Parmi les propositions qui seront soumises au vote ce week-end, Québec solidaire proposera à ses membres d’entamer une tournée des régions. Dans son bilan des dernières élections, le parti fait le constat qu’il ne parvient pas à rejoindre les électeurs qui habitent dans les milieux ruraux.

L’objectif de ce conseil national, c’est vraiment qu’on se mette comme parti en mode écoute et qu’on aille à la rencontre des Québécois et des Québécoises qui ont hésité à nous appuyer la dernière fois, […] particulièrement ceux et celles qui résident en dehors des centres urbains.

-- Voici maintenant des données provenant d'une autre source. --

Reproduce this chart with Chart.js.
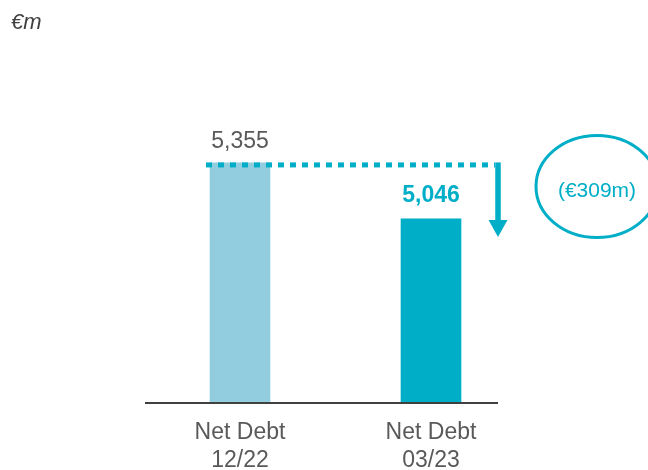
<!DOCTYPE html>
<html>
<head>
<meta charset="utf-8">
<script src="https://cdn.jsdelivr.net/npm/chart.js@4/dist/chart.umd.min.js"></script>
<style>
  html, body { margin: 0; padding: 0; background: #ffffff; }
  #wrap { position: relative; width: 648px; height: 470px; }
</style>
</head>
<body>
<div id="wrap"><canvas id="c" width="648" height="470"></canvas></div>
<script>
const categories = [['Net Debt', '12/22'], ['Net Debt', '03/23']];
const netDebt = [5355, 5046];
const valueLabels = ['5,355', '5,046'];
const changeLabel = '(€309m)';
const unitLabel = '€m';

const barColors = ['#92CDDF', '#00AEC7'];
const accent = '#00AEC7';
const FONT = '"Liberation Sans", Arial, sans-serif';

const overlay = {
  id: 'overlay',
  afterDatasetsDraw(chart) {
    const ctx = chart.ctx;
    const ys = chart.scales.y;
    const area = chart.chartArea;
    const meta = chart.getDatasetMeta(0);
    const b0 = meta.data[0], b1 = meta.data[1];
    ctx.save();
    // baseline
    ctx.strokeStyle = '#404040';
    ctx.lineWidth = 2;
    ctx.beginPath();
    ctx.moveTo(145, area.bottom - 1);
    ctx.lineTo(498, area.bottom - 1);
    ctx.stroke();

    // dotted line at first value
    const yTop = ys.getPixelForValue(netDebt[0]) + 2;
    const xEnd = 498;
    ctx.strokeStyle = accent;
    ctx.lineWidth = 5;
    ctx.setLineDash([6, 6]);
    ctx.beginPath();
    ctx.moveTo(b0.x - 34, yTop);
    ctx.lineTo(xEnd - 3, yTop);
    ctx.stroke();
    ctx.setLineDash([]);
    // arrow
    const yTip = ys.getPixelForValue(netDebt[1]) + 18;
    ctx.lineWidth = 5.5;
    ctx.beginPath();
    ctx.moveTo(xEnd, yTop - 2.5);
    ctx.lineTo(xEnd, yTip - 14);
    ctx.stroke();
    ctx.fillStyle = accent;
    ctx.beginPath();
    ctx.moveTo(xEnd - 9.5, yTip - 17);
    ctx.lineTo(xEnd + 9.5, yTip - 17);
    ctx.lineTo(xEnd, yTip);
    ctx.closePath();
    ctx.fill();

    // value labels
    ctx.textAlign = 'center';
    ctx.textBaseline = 'alphabetic';
    ctx.font = '23px ' + FONT;
    ctx.fillStyle = '#595959';
    ctx.fillText(valueLabels[0], b0.x, b0.y - 15);
    ctx.font = 'bold 23px ' + FONT;
    ctx.fillStyle = accent;
    ctx.fillText(valueLabels[1], b1.x, b1.y - 17);

    // ellipse
    ctx.strokeStyle = accent;
    ctx.lineWidth = 3;
    ctx.beginPath();
    ctx.ellipse(597, 186.5, 61, 51, 0, 0, Math.PI * 2);
    ctx.stroke();
    ctx.font = '21px ' + FONT;
    ctx.fillStyle = accent;
    ctx.textBaseline = 'middle';
    ctx.fillText(changeLabel, 597, 191);

    // unit
    ctx.textAlign = 'left';
    ctx.textBaseline = 'alphabetic';
    ctx.font = 'italic 22px ' + FONT;
    ctx.fillStyle = '#404040';
    ctx.fillText(unitLabel, 11, 29);
    ctx.restore();
  }
};

new Chart(document.getElementById('c'), {
  type: 'bar',
  data: {
    labels: categories,
    datasets: [{
      data: netDebt,
      backgroundColor: barColors,
      borderWidth: 0,
      barThickness: 60
    }]
  },
  options: {
    responsive: false,
    animation: false,
    devicePixelRatio: 1,
    layout: { padding: { left: 144.5, right: 121.5, top: 46, bottom: 0 } },
    plugins: { legend: { display: false }, tooltip: { enabled: false } },
    scales: {
      x: {
        grid: { display: false, drawTicks: false },
        border: { display: false },
        ticks: {
          padding: 15,
          color: '#595959',
          font: { family: FONT, size: 23, lineHeight: 28 / 23 }
        },
        afterFit(scale) { scale.height = 66; }
      },
      y: {
        display: false,
        min: 4025,
        max: 6000
      }
    }
  },
  plugins: [overlay]
});
</script>
</body>
</html>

Le chef parlementaire de Québec solidaire, Gabriel Nadeau-Dubois

Le parti fait aussi le bilan que « beaucoup de [leurs] propositions sont apparues comme étant très complexes » dans leur dernière plateforme électorale. Le fait que celle-ci a été adoptée plusieurs mois avant les élections « a fait en sorte qu’elle n’était pas adaptée au changement de conjoncture économique lié à l’inflation ».

« Tant à l’interne qu’à l’externe, des gens ont souligné le caractère cérébral de notre campagne », dit QS. « Le bonus-malus sur l’achat de véhicules polluants a été utilisé comme épouvantail », alors que la proposition d’impôt sur les grandes fortunes « est probablement celle qui a retenu le plus d’attention ».

« Le caractère complexe de la proposition (plusieurs personnes ne savent pas comment calculer leur valeur nette) nous a forcés à nous mettre en mode pédagogique et explicatif et moins en mode offensif et politique. Cette proposition a été très déstabilisatrice », note le parti dans le bilan de la campagne.

Et si QS a réussi à se distinguer avec ses propositions en matière d’environnement, ce qui lui aurait permis de faire le plein de cet électorat, dit-il, « nos résultats démontrent bien que ce n’est pas suffisant pour aspirer à gouverner ».